» WHAT THIS TASK INVOLVES
Copy the lines below as they are; omit the images they contain.

» STORED DATA
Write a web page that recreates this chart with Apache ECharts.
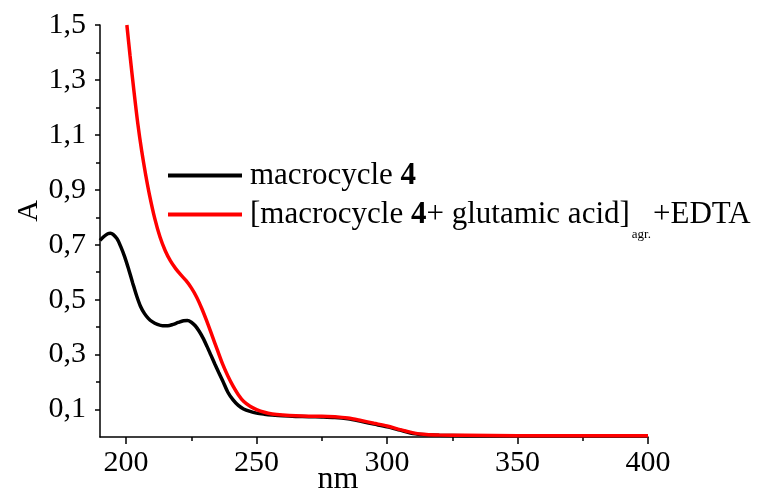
<!DOCTYPE html>
<html>
<head>
    <meta charset="utf-8">
    <title>UV-Vis spectrum</title>
    <script src="https://cdn.jsdelivr.net/npm/echarts@6.0.0/dist/echarts.min.js"></script>
    <style>
        body { margin: 0; background: #fff; }
        #chart { width: 766px; height: 491px; }
    </style>
</head>
<body>
    <div id="chart"></div>
    <script>
        // wavelength (nm) / absorbance pairs
        var blackNm = [190, 191.5, 193, 194, 195, 196.5, 198, 199.5, 201, 202.5, 204, 205.5, 207, 208.5, 210, 212, 214, 216, 218, 220, 222, 223.5, 225, 226.5, 228, 229.5, 231, 232.5, 234, 235.5, 237, 239, 241, 243, 245, 247.5, 250, 253, 256, 260, 265, 270, 275, 280, 285, 290, 295, 300, 305, 310, 315, 320, 330, 350, 375, 400];
        var blackA  = [0.716, 0.73, 0.74, 0.742, 0.738, 0.722, 0.692, 0.655, 0.61, 0.562, 0.515, 0.476, 0.45, 0.432, 0.42, 0.41, 0.405, 0.405, 0.41, 0.417, 0.423, 0.424, 0.418, 0.405, 0.385, 0.36, 0.33, 0.298, 0.266, 0.235, 0.205, 0.163, 0.135, 0.115, 0.102, 0.093, 0.087, 0.083, 0.08, 0.077, 0.075, 0.074, 0.073, 0.071, 0.066, 0.057, 0.047, 0.037, 0.025, 0.013, 0.008, 0.006, 0.005, 0.005, 0.005, 0.005];

        var redNm = [200.3, 201.5, 203, 204.5, 206, 207.5, 209, 211, 213, 215, 217, 219, 221, 223, 225, 227, 229, 231, 233, 235, 237, 239, 241, 243, 245, 247.5, 250, 253, 256, 260, 265, 270, 275, 280, 285, 290, 295, 300, 305, 310, 315, 320, 330, 350, 375, 400];
        var redA  = [1.5, 1.39, 1.26, 1.14, 1.04, 0.955, 0.88, 0.795, 0.728, 0.678, 0.641, 0.613, 0.59, 0.569, 0.543, 0.51, 0.468, 0.42, 0.368, 0.316, 0.265, 0.222, 0.185, 0.154, 0.13, 0.112, 0.1, 0.09, 0.084, 0.08, 0.077, 0.076, 0.076, 0.074, 0.069, 0.06, 0.05, 0.04, 0.027, 0.015, 0.009, 0.007, 0.006, 0.005, 0.005, 0.005];

        var xMajor = [200, 250, 300, 350, 400];
        var xMinor = [225, 275, 325, 375];
        var yMajor = [0.1, 0.3, 0.5, 0.7, 0.9, 1.1, 1.3, 1.5];
        var yMinor = [0.2, 0.4, 0.6, 0.8, 1.0, 1.2, 1.4];

        var seriesNames = ['macrocycle 4', '[macrocycle 4+ glutamic acid]agr.+EDTA'];

        function pairs(xs, ys) {
            return xs.map(function (x, i) { return [x, ys[i]]; });
        }

        var font = 'Liberation Serif';
        var chart = echarts.init(document.getElementById('chart'));

        var option = {
            animation: false,
            grid: { left: 100, right: 118, top: 25, bottom: 54, containLabel: false, outerBoundsMode: 'none' },
            legend: {
                left: 168, top: 160,
                padding: 0,
                orient: 'vertical',
                icon: 'rect',
                itemWidth: 74, itemHeight: 4,
                itemGap: -3.5,
                data: seriesNames,
                textStyle: {
                    fontFamily: font, fontSize: 31, lineHeight: 31, color: '#000',
                    padding: [0, 0, 0, 3],
                    rich: {
                        b: { fontFamily: font, fontSize: 31, lineHeight: 31, fontWeight: 'bold', color: '#000' },
                        sub: { fontFamily: font, fontSize: 13, lineHeight: 13, color: '#000', padding: [41, 2, 0, 2] }
                    }
                },
                formatter: function (name) {
                    if (name === seriesNames[0]) return 'macrocycle {b|4}';
                    return '[macrocycle {b|4}+ glutamic acid]{sub|agr.}+EDTA';
                }
            },
            xAxis: [{
                type: 'value', min: 190, max: 400,
                name: 'nm', nameLocation: 'middle', nameGap: 27, nameMoveOverlap: false,
                nameTextStyle: { fontFamily: font, fontSize: 32, color: '#000', padding: [0, 72, 0, 0] },
                axisLine: { lineStyle: { color: '#000', width: 1.5 } },
                axisTick: { length: 7, lineStyle: { color: '#000', width: 1.5 }, customValues: xMajor },
                axisLabel: { fontFamily: font, fontSize: 30, color: '#000', margin: 11, customValues: xMajor },
                splitLine: { show: false }
            }, {
                type: 'value', min: 190, max: 400, position: 'bottom',
                axisLine: { show: false },
                axisTick: { length: 4, lineStyle: { color: '#000', width: 1.5 }, customValues: xMinor },
                axisLabel: { show: false },
                splitLine: { show: false }
            }],
            yAxis: [{
                type: 'value', min: 0, max: 1.5,
                name: 'A', nameLocation: 'middle', nameGap: 56, nameRotate: 90, nameMoveOverlap: false,
                nameTextStyle: { fontFamily: font, fontSize: 30, color: '#000', padding: [0, 0, 0, 40] },
                axisLine: { show: true, lineStyle: { color: '#000', width: 1.5 } },
                axisTick: { show: true, length: 5, lineStyle: { color: '#000', width: 1.5 }, customValues: yMajor },
                axisLabel: {
                    fontFamily: font, fontSize: 30, color: '#000', margin: 14, customValues: yMajor,
                    formatter: function (v) { return v.toFixed(1).replace('.', ','); }
                },
                splitLine: { show: false }
            }, {
                type: 'value', min: 0, max: 1.5, position: 'left',
                axisLine: { show: false },
                axisTick: { show: true, length: 4, lineStyle: { color: '#000', width: 1.5 }, customValues: yMinor },
                axisLabel: { show: false },
                splitLine: { show: false }
            }],
            series: [{
                name: seriesNames[0], type: 'line', smooth: 0.3, symbol: 'none',
                data: pairs(blackNm, blackA),
                lineStyle: { color: '#000', width: 3.5 },
                itemStyle: { color: '#000' }
            }, {
                name: seriesNames[1], type: 'line', smooth: 0.3, symbol: 'none',
                data: pairs(redNm, redA),
                lineStyle: { color: '#ff0000', width: 3.5 },
                itemStyle: { color: '#ff0000' }
            }]
        };

        chart.setOption(option);
    </script>
</body>
</html>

» CORRECT RESULT
Write a web page that recreates this chart with Apache ECharts.
<!DOCTYPE html>
<html>
<head>
    <meta charset="utf-8">
    <title>UV-Vis spectrum</title>
    <script src="https://cdn.jsdelivr.net/npm/echarts@6.0.0/dist/echarts.min.js"></script>
    <style>
        body { margin: 0; background: #fff; }
        #chart { width: 766px; height: 491px; }
    </style>
</head>
<body>
    <div id="chart"></div>
    <script>
        // wavelength (nm) / absorbance pairs
        var blackNm = [190, 191.5, 193, 194, 195, 196.5, 198, 199.5, 201, 202.5, 204, 205.5, 207, 208.5, 210, 212, 214, 216, 218, 220, 222, 223.5, 225, 226.5, 228, 229.5, 231, 232.5, 234, 235.5, 237, 239, 241, 243, 245, 247.5, 250, 253, 256, 260, 265, 270, 275, 280, 285, 290, 295, 300, 305, 310, 315, 320, 330, 350, 375, 400];
        var blackA  = [0.716, 0.73, 0.74, 0.742, 0.738, 0.722, 0.692, 0.655, 0.61, 0.562, 0.515, 0.476, 0.45, 0.432, 0.42, 0.41, 0.405, 0.405, 0.41, 0.417, 0.423, 0.424, 0.418, 0.405, 0.385, 0.36, 0.33, 0.298, 0.266, 0.235, 0.205, 0.163, 0.135, 0.115, 0.102, 0.093, 0.087, 0.083, 0.08, 0.077, 0.075, 0.074, 0.073, 0.071, 0.066, 0.057, 0.047, 0.037, 0.025, 0.013, 0.008, 0.006, 0.005, 0.005, 0.005, 0.005];

        var redNm = [200.3, 201.5, 203, 204.5, 206, 207.5, 209, 211, 213, 215, 217, 219, 221, 223, 225, 227, 229, 231, 233, 235, 237, 239, 241, 243, 245, 247.5, 250, 253, 256, 260, 265, 270, 275, 280, 285, 290, 295, 300, 305, 310, 315, 320, 330, 350, 375, 400];
        var redA  = [1.5, 1.39, 1.26, 1.14, 1.04, 0.955, 0.88, 0.795, 0.728, 0.678, 0.641, 0.613, 0.59, 0.569, 0.543, 0.51, 0.468, 0.42, 0.368, 0.316, 0.265, 0.222, 0.185, 0.154, 0.13, 0.112, 0.1, 0.09, 0.084, 0.08, 0.077, 0.076, 0.076, 0.074, 0.069, 0.06, 0.05, 0.04, 0.027, 0.015, 0.009, 0.007, 0.006, 0.005, 0.005, 0.005];

        var xMajor = [200, 250, 300, 350, 400];
        var xMinor = [225, 275, 325, 375];
        var yMajor = [0.1, 0.3, 0.5, 0.7, 0.9, 1.1, 1.3, 1.5];
        var yMinor = [0.2, 0.4, 0.6, 0.8, 1.0, 1.2, 1.4];

        var seriesNames = ['macrocycle 4', '[macrocycle 4+ glutamic acid]agr.+EDTA'];

        function pairs(xs, ys) {
            return xs.map(function (x, i) { return [x, ys[i]]; });
        }

        var font = 'Liberation Serif';
        var chart = echarts.init(document.getElementById('chart'));

        var option = {
            animation: false,
            grid: { left: 100, right: 118, top: 25, bottom: 54, containLabel: false, outerBoundsMode: 'none' },
            legend: {
                left: 168, top: 160,
                padding: 0,
                orient: 'vertical',
                icon: 'rect',
                itemWidth: 74, itemHeight: 4,
                itemGap: -3.5,
                data: seriesNames,
                textStyle: {
                    fontFamily: font, fontSize: 31, lineHeight: 31, color: '#000',
                    padding: [0, 0, 0, 3],
                    rich: {
                        b: { fontFamily: font, fontSize: 31, lineHeight: 31, fontWeight: 'bold', color: '#000' },
                        sub: { fontFamily: font, fontSize: 13, lineHeight: 13, color: '#000', padding: [41, 2, 0, 2] }
                    }
                },
                formatter: function (name) {
                    if (name === seriesNames[0]) return 'macrocycle {b|4}';
                    return '[macrocycle {b|4}+ glutamic acid]{sub|agr.}+EDTA';
                }
            },
            xAxis: [{
                type: 'value', min: 190, max: 400,
                name: 'nm', nameLocation: 'middle', nameGap: 27, nameMoveOverlap: false,
                nameTextStyle: { fontFamily: font, fontSize: 32, color: '#000', padding: [0, 72, 0, 0] },
                axisLine: { lineStyle: { color: '#000', width: 1.5 } },
                axisTick: { length: 7, lineStyle: { color: '#000', width: 1.5 }, customValues: xMajor },
                axisLabel: { fontFamily: font, fontSize: 30, color: '#000', margin: 11, customValues: xMajor },
                splitLine: { show: false }
            }, {
                type: 'value', min: 190, max: 400, position: 'bottom',
                axisLine: { show: false },
                axisTick: { length: 4, lineStyle: { color: '#000', width: 1.5 }, customValues: xMinor },
                axisLabel: { show: false },
                splitLine: { show: false }
            }],
            yAxis: [{
                type: 'value', min: 0, max: 1.5,
                name: 'A', nameLocation: 'middle', nameGap: 56, nameRotate: 90, nameMoveOverlap: false,
                nameTextStyle: { fontFamily: font, fontSize: 30, color: '#000', padding: [0, 0, 0, 40] },
                axisLine: { show: true, lineStyle: { color: '#000', width: 1.5 } },
                axisTick: { show: true, length: 5, lineStyle: { color: '#000', width: 1.5 }, customValues: yMajor },
                axisLabel: {
                    fontFamily: font, fontSize: 30, color: '#000', margin: 14, customValues: yMajor,
                    formatter: function (v) { return v.toFixed(1).replace('.', ','); }
                },
                splitLine: { show: false }
            }, {
                type: 'value', min: 0, max: 1.5, position: 'left',
                axisLine: { show: false },
                axisTick: { show: true, length: 4, lineStyle: { color: '#000', width: 1.5 }, customValues: yMinor },
                axisLabel: { show: false },
                splitLine: { show: false }
            }],
            series: [{
                name: seriesNames[0], type: 'line', smooth: 0.3, symbol: 'none',
                data: pairs(blackNm, blackA),
                lineStyle: { color: '#000', width: 3.5 },
                itemStyle: { color: '#000' }
            }, {
                name: seriesNames[1], type: 'line', smooth: 0.3, symbol: 'none',
                data: pairs(redNm, redA),
                lineStyle: { color: '#ff0000', width: 3.5 },
                itemStyle: { color: '#ff0000' }
            }]
        };

        chart.setOption(option);
    </script>
</body>
</html>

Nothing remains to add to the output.